◆ Problem description
Give the listing again character for character, but drop the images.

++++++++

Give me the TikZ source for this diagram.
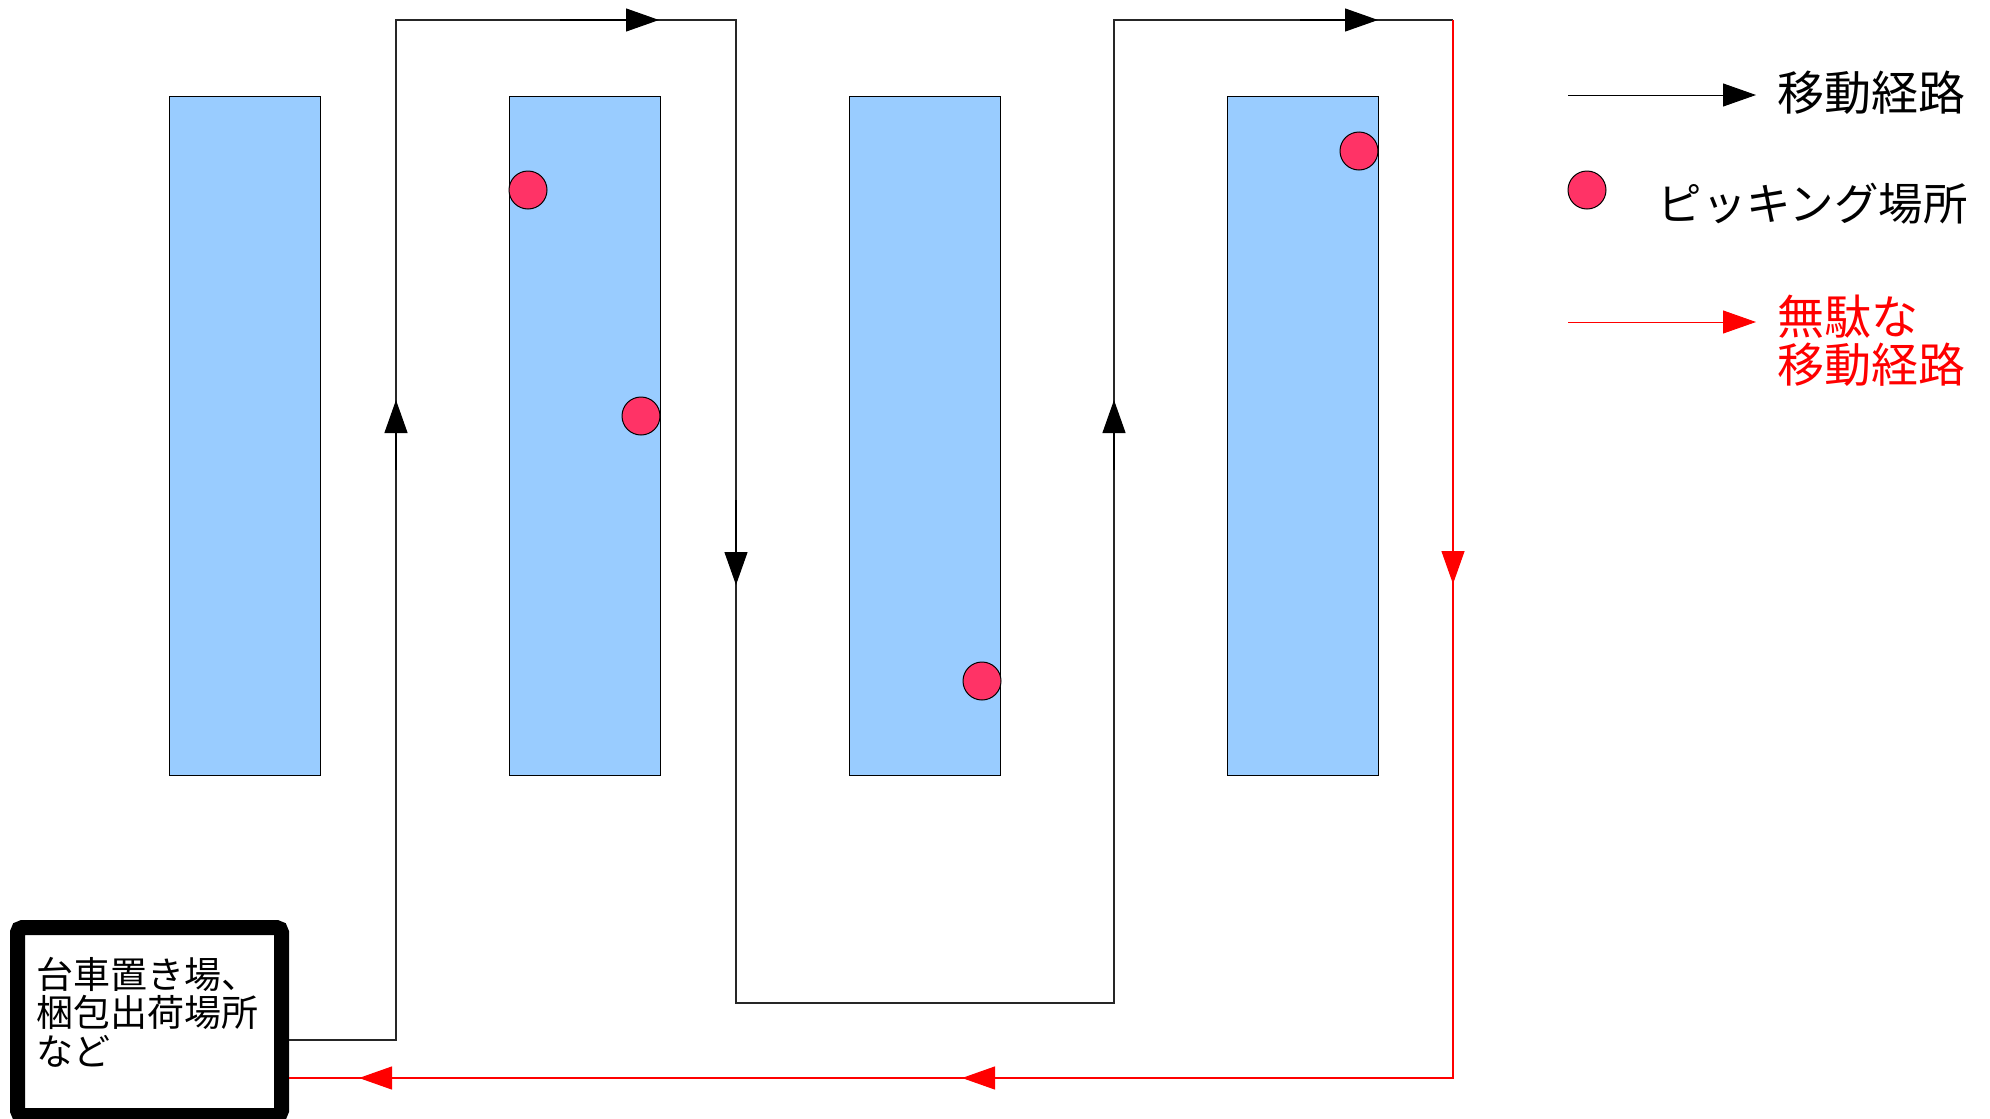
\documentclass[tikz,border=0pt]{standalone}
\usepackage{fontspec}
\newfontfamily\jp{Noto Sans CJK JP}
\usetikzlibrary{arrows.meta}
\definecolor{rackblue}{HTML}{99CCFF}
\definecolor{pickred}{HTML}{FF3366}
\definecolor{wastered}{HTML}{FF0000}
\tikzset{
  rack/.style={draw=black, line width=1pt, fill=rackblue, minimum width=151pt, minimum height=679pt, inner sep=0pt},
  pick/.style={circle, draw=black, line width=1pt, fill=pickred, minimum size=38pt, inner sep=0pt},
  pathline/.style={draw=black!85, line width=1.2pt},
  wasteline/.style={draw=wastered, line width=1.2pt},
  tipb/.style={-{Triangle[length=33pt,width=23pt]}, black, line width=1.2pt},
  tipr/.style={-{Triangle[length=33pt,width=23pt]}, wastered, line width=1.2pt},
  areabox/.style={draw=black, line width=15pt, rounded corners=5pt, fill=white, minimum width=264pt, minimum height=188pt, inner sep=0pt},
}
\begin{document}
\begin{tikzpicture}[x=1pt,y=-1pt]
\useasboundingbox (0,0) rectangle (1990,1119);
\fill[white] (0,0) rectangle (1990,1119);
% racks
\node[rack] (r1) at (244.5,435.5) {};
\node[rack] (r2) at (584.5,435.5) {};
\node[rack] (r3) at (924.5,435.5) {};
\node[rack] (r4) at (1302.5,435.5) {};
% picking spots
\node[pick] (d1) at (528,190) {};
\node[pick] (d2) at (641,416) {};
\node[pick] (d3) at (982,681) {};
\node[pick] (d4) at (1359,151) {};
% cart area box
\node[areabox] (box) at (149.5,1021.5) {};
\node[anchor=west, inner sep=0pt, align=left, font=\jp\fontsize{37}{38.5}\selectfont] (boxtext) at (36,1012) {台車置き場、\\梱包出荷場所\\など};
% path coordinates
\coordinate (ya) at (0,1040);
\coordinate (yb) at (0,1078);
\coordinate (c1) at (396,1040);
\coordinate (c2) at (396,20);
\coordinate (c3) at (736,20);
\coordinate (c4) at (736,1003);
\coordinate (c5) at (1114,1003);
\coordinate (c6) at (1114,20);
\coordinate (c7) at (1453,20);
\coordinate (c8) at (1453,1078);
\draw[pathline] (box.east |- ya) -- (c1) -- (c2) -- (c3) -- (c4) -- (c5) -- (c6) -- (c7);
\draw[wasteline] (c7) -- (c8) -- (box.east |- yb);
% arrow heads along the route
\coordinate (a1s) at (396,470); \coordinate (a1t) at (396,400);
\coordinate (a2s) at (560,20);  \coordinate (a2t) at (659,20);
\coordinate (a3s) at (736,500); \coordinate (a3t) at (736,585);
\coordinate (a4s) at (1114,470); \coordinate (a4t) at (1114,400);
\coordinate (a5s) at (1300,20); \coordinate (a5t) at (1378,20);
\coordinate (a6s) at (1453,500); \coordinate (a6t) at (1453,584);
\coordinate (a7s) at (1010,1078); \coordinate (a7t) at (962,1078);
\coordinate (a8s) at (410,1078); \coordinate (a8t) at (359,1078);
\draw[tipb] (a1s) -- (a1t);
\draw[tipb] (a2s) -- (a2t);
\draw[tipb] (a3s) -- (a3t);
\draw[tipb] (a4s) -- (a4t);
\draw[tipb] (a5s) -- (a5t);
\draw[tipr] (a6s) -- (a6t);
\draw[tipr] (a7s) -- (a7t);
\draw[tipr] (a8s) -- (a8t);
% legend
\coordinate (l1s) at (1568,95); \coordinate (l1t) at (1756,95);
\draw[tipb, line width=1pt] (l1s) -- (l1t);
\node[anchor=west, inner sep=0pt, font=\jp\fontsize{47}{48}\selectfont] (t1) at (1777,93) {移動経路};
\node[pick] (ld) at (1587,190) {};
\node[anchor=east, inner sep=0pt, font=\jp\fontsize{44.5}{45}\selectfont] (t2) at (1968,204) {ピッキング場所};
\coordinate (l3s) at (1568,322); \coordinate (l3t) at (1756,322);
\draw[tipr, line width=1pt] (l3s) -- (l3t);
\node[anchor=west, inner sep=0pt, align=left, text=wastered, font=\jp\fontsize{47}{48}\selectfont] (t3) at (1777,341) {無駄な\\移動経路};
\end{tikzpicture}
\end{document}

++++++++

◆ Result of the exercise
Give me the TikZ source for this diagram.
\documentclass[tikz,border=0pt]{standalone}
\usepackage{fontspec}
\newfontfamily\jp{Noto Sans CJK JP}
\usetikzlibrary{arrows.meta}
\definecolor{rackblue}{HTML}{99CCFF}
\definecolor{pickred}{HTML}{FF3366}
\definecolor{wastered}{HTML}{FF0000}
\tikzset{
  rack/.style={draw=black, line width=1pt, fill=rackblue, minimum width=151pt, minimum height=679pt, inner sep=0pt},
  pick/.style={circle, draw=black, line width=1pt, fill=pickred, minimum size=38pt, inner sep=0pt},
  pathline/.style={draw=black!85, line width=1.2pt},
  wasteline/.style={draw=wastered, line width=1.2pt},
  tipb/.style={-{Triangle[length=33pt,width=23pt]}, black, line width=1.2pt},
  tipr/.style={-{Triangle[length=33pt,width=23pt]}, wastered, line width=1.2pt},
  areabox/.style={draw=black, line width=15pt, rounded corners=5pt, fill=white, minimum width=264pt, minimum height=188pt, inner sep=0pt},
}
\begin{document}
\begin{tikzpicture}[x=1pt,y=-1pt]
\useasboundingbox (0,0) rectangle (1990,1119);
\fill[white] (0,0) rectangle (1990,1119);
% racks
\node[rack] (r1) at (244.5,435.5) {};
\node[rack] (r2) at (584.5,435.5) {};
\node[rack] (r3) at (924.5,435.5) {};
\node[rack] (r4) at (1302.5,435.5) {};
% picking spots
\node[pick] (d1) at (528,190) {};
\node[pick] (d2) at (641,416) {};
\node[pick] (d3) at (982,681) {};
\node[pick] (d4) at (1359,151) {};
% cart area box
\node[areabox] (box) at (149.5,1021.5) {};
\node[anchor=west, inner sep=0pt, align=left, font=\jp\fontsize{37}{38.5}\selectfont] (boxtext) at (36,1012) {台車置き場、\\梱包出荷場所\\など};
% path coordinates
\coordinate (ya) at (0,1040);
\coordinate (yb) at (0,1078);
\coordinate (c1) at (396,1040);
\coordinate (c2) at (396,20);
\coordinate (c3) at (736,20);
\coordinate (c4) at (736,1003);
\coordinate (c5) at (1114,1003);
\coordinate (c6) at (1114,20);
\coordinate (c7) at (1453,20);
\coordinate (c8) at (1453,1078);
\draw[pathline] (box.east |- ya) -- (c1) -- (c2) -- (c3) -- (c4) -- (c5) -- (c6) -- (c7);
\draw[wasteline] (c7) -- (c8) -- (box.east |- yb);
% arrow heads along the route
\coordinate (a1s) at (396,470); \coordinate (a1t) at (396,400);
\coordinate (a2s) at (560,20);  \coordinate (a2t) at (659,20);
\coordinate (a3s) at (736,500); \coordinate (a3t) at (736,585);
\coordinate (a4s) at (1114,470); \coordinate (a4t) at (1114,400);
\coordinate (a5s) at (1300,20); \coordinate (a5t) at (1378,20);
\coordinate (a6s) at (1453,500); \coordinate (a6t) at (1453,584);
\coordinate (a7s) at (1010,1078); \coordinate (a7t) at (962,1078);
\coordinate (a8s) at (410,1078); \coordinate (a8t) at (359,1078);
\draw[tipb] (a1s) -- (a1t);
\draw[tipb] (a2s) -- (a2t);
\draw[tipb] (a3s) -- (a3t);
\draw[tipb] (a4s) -- (a4t);
\draw[tipb] (a5s) -- (a5t);
\draw[tipr] (a6s) -- (a6t);
\draw[tipr] (a7s) -- (a7t);
\draw[tipr] (a8s) -- (a8t);
% legend
\coordinate (l1s) at (1568,95); \coordinate (l1t) at (1756,95);
\draw[tipb, line width=1pt] (l1s) -- (l1t);
\node[anchor=west, inner sep=0pt, font=\jp\fontsize{47}{48}\selectfont] (t1) at (1777,93) {移動経路};
\node[pick] (ld) at (1587,190) {};
\node[anchor=east, inner sep=0pt, font=\jp\fontsize{44.5}{45}\selectfont] (t2) at (1968,204) {ピッキング場所};
\coordinate (l3s) at (1568,322); \coordinate (l3t) at (1756,322);
\draw[tipr, line width=1pt] (l3s) -- (l3t);
\node[anchor=west, inner sep=0pt, align=left, text=wastered, font=\jp\fontsize{47}{48}\selectfont] (t3) at (1777,341) {無駄な\\移動経路};
\end{tikzpicture}
\end{document}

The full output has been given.